Synthesis and crystallographic characterization of NO2-C6H4-I(NTf2)2 (NTf2 = bistriflimide) is reported. Experimental results find that this compound can perform oxidation reactions that ArI(OTf)2 is unable to and theoretical analysis indicates Ar-I(NTf2)2 is the most oxidizing in the ArIL2 class of compounds known and may also be the most oxidizing compound in the class practically possible.

Exploring the role of halogen bonding in iodonium ylides: insights into unexpected reactivity and reaction control

Halogen bonding is commonly found with iodine-containing molecules, and it arises when Lewis bases interact with iodine's σ-holes. Halogen bonding and σ-holes have been encountered in numerous monovalent and hypervalent iodine-containing compounds, and in 2022 σ-holes were computationally confirmed and quantified in the iodonium ylide subset of hypervalent iodine compounds. In light of this new discovery, this article provides an overview of the reactions of iodonium ylides in which halogen bonding has been invoked. Herein, we summarize key discoveries and mechanistic proposals from the early iodonium ylide literature that invoked halogen bonding-type mechanisms, as well as recent reports of reactions between iodonium ylides and Lewis basic nucleophiles in which halogen bonding has been specifically invoked. The reactions discussed herein are organized to enable the reader to build an understanding of how halogen bonding might impact yield and chemoselectivity outcomes in reactions of iodonium ylides. Areas of focus include nucleophile σ-hole selectivity, and how ylide structural modifications and intramolecular halogen bonding (e.g., the ortho-effect) can improve ylide stability or solubility, and alter reaction outcomes.

Structural verification and new reactivity for Stang's reagent, [PhI(CN)][OTf]

The structure of Stang's reagent [PhI(CN)][OTf] is confirmed by X-ray crystallography and is determined to be best described as an ion-pair in organic solution. It is found to be a strong Lewis acid, but reaction with pyridine ligands gives [Pyr-CN][OTf] salts via oxidation of pyridine giving a new derivative of the CDAP reagent widely used as an activation agent for polysaccharides.

Synthesis, structural characterization, reactivity and catalytic activity of mixed halo/triflate ArI(OTf)(X) species

Both mixed λ³-iodoarenes and λ³-iodoarenes possessing -OTf ligands are coveted for their enhanced reactivities. Here we describe the synthesis, reactivity, and comprehensive characterisation of two new ArI(OTf)(X) species, a class of compound that were previously only invoked as reactive intermediates where X = Cl, F and their divergent reactivity with aryl substrates. A new catalytic system for electrophilic chlorination of deactivated arenes using Cl₂ as the chlorine source and ArI/HOTf as the catalyst is also described.

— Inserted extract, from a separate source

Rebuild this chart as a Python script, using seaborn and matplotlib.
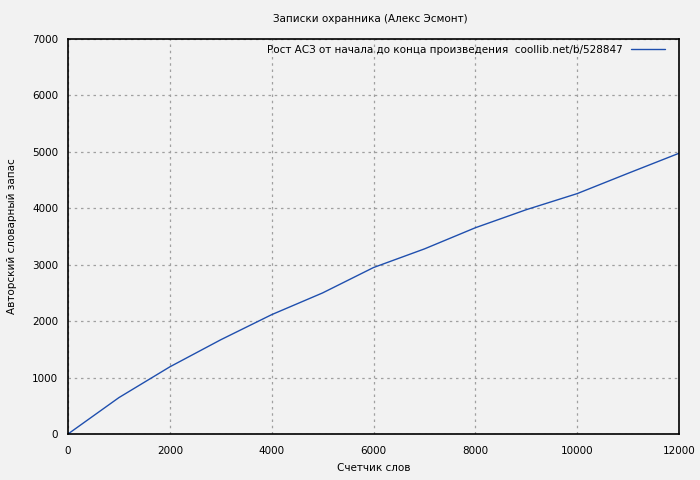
import matplotlib
matplotlib.use("Agg")
import matplotlib.pyplot as plt
import seaborn as sns
import pandas as pd

TITLE = "Записки охранника (Алекс Эсмонт)"
LEGEND = "Рост АСЗ от начала до конца произведения  coollib.net/b/528847"

words = [0, 1000, 2000, 3000, 4000, 5000, 6000, 7000, 8000, 9000, 10000, 11000, 12000]
vocab = [0, 645, 1190, 1670, 2115, 2500, 2950, 3280, 3655, 3975, 4260, 4620, 4975]

df = pd.DataFrame({"words": words, "vocab": vocab})

sns.set_style("white")
plt.rcParams["font.family"] = ["DejaVu Sans"]
plt.rcParams["text.color"] = "black"

fig = plt.figure(figsize=(7, 4.8), dpi=100, facecolor="#f2f2f2")
ax = fig.add_axes([68 / 700, 1 - 434 / 480, (679 - 68) / 700, (434 - 39) / 480])
ax.set_facecolor("#f2f2f2")

sns.lineplot(data=df, x="words", y="vocab", ax=ax, color="#1f4fae", linewidth=1, label=LEGEND)

ax.set_xlim(0, 12000)
ax.set_ylim(0, 7000)
ax.set_xticks(range(0, 12001, 2000))
ax.set_yticks(range(0, 7001, 1000))
ax.grid(True, color="#a0a0a0", linestyle=(0, (2, 3)), linewidth=0.9)
ax.tick_params(axis="x", direction="in", length=4, labelsize=7.5, colors="black", pad=9)
ax.tick_params(axis="y", direction="out", length=4, labelsize=7.5, colors="black", pad=3)
for s in ax.spines.values():
    s.set_color("black")
    s.set_linewidth(1.2)

ax.set_xlabel("Счетчик слов", fontsize=7.5, color="black", labelpad=5)
ax.set_ylabel("Авторский словарный запас", fontsize=7.5, color="black", labelpad=11)
fig.text(370 / 700, 1 - 19 / 480, TITLE, ha="center", va="center", fontsize=7.5, color="black")

leg = ax.legend(loc="upper right", bbox_to_anchor=(665 / 700, 1 - 45 / 480),
                bbox_transform=fig.transFigure, frameon=False, fontsize=7.5,
                markerfirst=False, handlelength=3.3, borderaxespad=0, borderpad=0,
                handletextpad=0.8)
for t in leg.get_texts():
    t.set_color("black")

fig.savefig("out.png", dpi=100, facecolor=fig.get_facecolor())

Kinetic study on the activation of PhICl2 with Lewis bases for aromatic chlorination

A study on the kinetics of the activation of PhICl₂ using catalytic chloride or pyridine in electrophilic chlorination of arenes has been carried out. The results indicate that both catalysts induce the release of Cl₂ from PhICl₂ and that the Cl₂ is the active reagent for chlorination in these reactions.

Catalytic role of amines in activation of PhICl2 from a computational point of view

We thoroughly investigated mechanistic features of dichlorination of diazoacetates using PhICl₂ catalysed by pyridine. We found that the pyridine serves as a catalyst for decomposition of PhICl₂ to PhI and Cl₂, leading to the dichlorination step being driven by the in situ generated Cl₂. This type of activation was found to be applicable to other amine-catalysed chlorination reactions using PhICl₂.

PhICl2 is activated by chloride ions

A study on the potential activating role of pyridine in the electrophilic chlorination of anisole by PhICl2 has led to the discovery that soluble sources of chloride ions activate PhICl2 in the reaction at catalytic loadings, greatly increasing the rate of chlorination. It is further shown that presence of chloride increases the rate of decomposition of PhICl2 into PhI and Cl2. The specific mechanism by which chloride induces electrophilic chlorination and decomposition of PhICl2 remains an open question.